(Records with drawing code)
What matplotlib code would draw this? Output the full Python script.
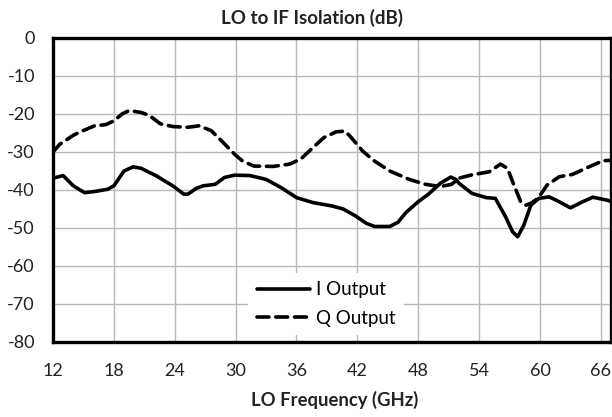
import matplotlib
matplotlib.use("Agg")
import matplotlib.pyplot as plt

plt.rcParams['font.family'] = ['Lato', 'DejaVu Sans']

title = "LO to IF Isolation (dB)"
xlabel = "LO Frequency (GHz)"
series_names = ["I Output", "Q Output"]
xticks = [12, 18, 24, 30, 36, 42, 48, 54, 60, 66]
yticks = [0, -10, -20, -30, -40, -50, -60, -70, -80]

freq_i = [12.0, 13.0, 14.0, 15.1, 16.1, 17.4, 18.0, 19.0, 19.9, 20.7, 22.2, 23.8, 24.9,
          25.3, 26.1, 26.8, 28.0, 28.9, 29.9, 31.4, 33.0, 34.5, 36.0, 37.6, 39.5, 40.6,
          41.8, 42.9, 43.7, 45.2, 46.0, 46.8, 47.9, 49.0, 50.2, 51.2, 51.7, 52.0, 53.3,
          54.7, 55.6, 56.6, 57.3, 57.8, 58.4, 59.1, 59.9, 60.9, 61.9, 63.0, 64.2, 65.2,
          66.5, 67.0]
i_out = [-36.9, -36.2, -38.9, -40.7, -40.4, -39.8, -38.9, -35.0, -33.9, -34.3, -36.3,
         -38.9, -41.1, -41.1, -39.6, -38.9, -38.5, -36.7, -36.1, -36.2, -37.2, -39.4,
         -42.0, -43.3, -44.2, -45.0, -46.8, -48.8, -49.6, -49.6, -48.5, -45.9, -43.3,
         -41.1, -38.2, -36.6, -37.2, -38.2, -40.9, -42.0, -42.2, -47.0, -51.0, -52.3,
         -49.3, -44.0, -42.2, -41.8, -43.1, -44.7, -43.1, -41.9, -42.6, -43.0]

freq_q = [12.0, 12.65, 14.0, 14.6, 16.1, 17.2, 18.0, 18.8, 19.5, 20.7, 21.5, 22.6, 23.8,
          25.3, 26.4, 27.6, 28.7, 29.9, 30.7, 31.8, 33.7, 35.3, 36.4, 37.6, 38.7, 39.9,
          40.8, 41.4, 42.5, 43.7, 45.2, 47.1, 48.7, 50.2, 51.3, 52.0, 53.3, 55.0, 56.1,
          56.8, 57.3, 58.1, 58.6, 59.1, 59.8, 60.7, 61.9, 63.2, 64.5, 66.2, 67.0]
q_out = [-30.0, -28.0, -25.6, -24.8, -23.1, -22.8, -21.8, -20.0, -19.1, -19.6, -20.4,
         -22.6, -23.3, -23.5, -23.1, -24.4, -27.3, -30.6, -32.4, -33.7, -33.8, -33.2,
         -31.9, -28.9, -26.2, -24.7, -24.5, -26.2, -29.7, -32.4, -35.0, -37.2, -38.5,
         -39.1, -38.5, -36.9, -36.0, -35.2, -33.2, -34.3, -37.8, -43.1, -44.0, -43.5,
         -42.2, -38.7, -36.5, -35.9, -34.3, -32.3, -32.2]

fig = plt.figure(figsize=(6.12, 4.17), dpi=100)
W, H = 612, 417
ax = fig.add_axes([53 / W, 1 - 342 / H, (611 - 53) / W, (342 - 38) / H])

ax.plot(freq_i, i_out, color='black', lw=2.6, solid_joinstyle='round',
        solid_capstyle='round', label=series_names[0])
ax.plot(freq_q, q_out, color='black', lw=2.6, linestyle=(0, (3.3, 1.9)),
        dash_capstyle='round', dash_joinstyle='round', label=series_names[1])

ax.set_xlim(12, 67)
ax.set_ylim(-80, 0)
ax.set_xticks(xticks)
ax.set_yticks(yticks)
ax.set_xticklabels([str(t) for t in xticks])
ax.set_yticklabels([str(t) for t in yticks])
ax.grid(True, color='#b8b8b8', lw=1.0)
ax.set_axisbelow(True)
ax.tick_params(axis='both', length=0, labelsize=13, colors='#222222')
ax.tick_params(axis='y', pad=13)
ax.tick_params(axis='x', pad=15)
for s in ax.spines.values():
    s.set_linewidth(2.4)
    s.set_color('black')

leg = ax.legend(loc='center', bbox_to_anchor=(0.489, 0.125), frameon=True,
                fontsize=13.5, handlelength=2.85, handletextpad=0.3,
                labelspacing=0.6, borderpad=0.45, fancybox=False)
leg.get_frame().set_edgecolor('none')
leg.get_frame().set_facecolor('white')
leg.get_frame().set_alpha(1.0)

fig.text(312 / W, 1 - 18 / H, title, ha='center', va='center',
         fontsize=13.5, fontweight='bold', color='#222222')
fig.text(335 / W, 1 - 400 / H, xlabel, ha='center', va='center',
         fontsize=13.3, fontweight='bold', color='#222222')

fig.savefig('out.png', dpi=100)
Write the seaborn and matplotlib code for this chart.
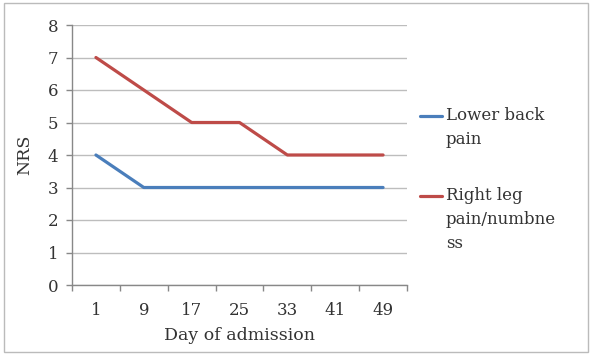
import matplotlib
matplotlib.use("Agg")
import matplotlib.pyplot as plt
import seaborn as sns
import pandas as pd
from matplotlib.patches import Rectangle
from matplotlib.lines import Line2D

days = ["1", "9", "17", "25", "33", "41", "49"]
lower_back = [4, 3, 3, 3, 3, 3, 3]
right_leg = [7, 6, 5, 5, 4, 4, 4]
series_names = ["Lower back\npain", "Right leg\npain/numbne\nss"]
colors = ["#4A7EBB", "#BE4B48"]

sns.set_theme(style="white")
plt.rcParams['font.family'] = ['DejaVu Serif']

df = pd.DataFrame({
    "pos": list(range(len(days))) * 2,
    "value": lower_back + right_leg,
    "series": [series_names[0]] * len(days) + [series_names[1]] * len(days),
})

W, H = 596, 354
fig = plt.figure(figsize=(W/100, H/100), dpi=100)
ax = fig.add_axes([72/W, 1-285/H, (407-72)/W, (285-25)/H])

sns.lineplot(data=df, x="pos", y="value", hue="series", palette=colors,
             linewidth=2.3, ax=ax, legend=False)

ax.set_xlim(-0.5, len(days) - 0.5)
ax.set_ylim(0, 8)
ax.set_yticks(range(0, 9))
ax.yaxis.grid(True, color="#BDBDBD", linewidth=1)
ax.set_axisbelow(True)
ax.set_xticks(range(len(days)))
ax.set_xticklabels(days)
ax.set_xticks([i - 0.5 for i in range(len(days) + 1)], minor=True)
ax.tick_params(axis="x", which="major", length=0, pad=12, labelsize=12, labelcolor="#333333")
ax.tick_params(axis="x", which="minor", length=4, width=1, color="#888888", direction="out", bottom=True)
ax.tick_params(axis="y", length=4, width=1, color="#888888", direction="out", left=True, pad=6,
               labelsize=12, labelcolor="#333333")
for s in ["top", "right"]:
    ax.spines[s].set_visible(False)
for s in ["left", "bottom"]:
    ax.spines[s].set_color("#888888")
    ax.spines[s].set_linewidth(1)

ax.set_xlabel("Day of admission", fontsize=12.5, color="#333333", labelpad=6)
ax.set_ylabel("NRS", fontsize=12.5, color="#333333", labelpad=10)

# manual legend: handle aligned with first text line
legend_tops = [116, 196]
for name, c, y0 in zip(series_names, colors, legend_tops):
    fig.add_artist(Line2D([420/W, 442/W], [1-y0/H, 1-y0/H], color=c, linewidth=2.3,
                          transform=fig.transFigure))
    fig.text(446/W, 1-(y0-9)/H, name, fontsize=12, color="#333333", va="top", ha="left",
             linespacing=1.55)

fig.patches.append(Rectangle((4/W, 2/H), 584/W, 349/H, transform=fig.transFigure,
                             fill=False, edgecolor="#BBBBBB", linewidth=1))

fig.savefig("out.png", dpi=100)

Exercise brief: Each line holding "this" must be found and copied.

In response:
What matplotlib code would draw this? Output the full Python script.
Write the seaborn and matplotlib code for this chart.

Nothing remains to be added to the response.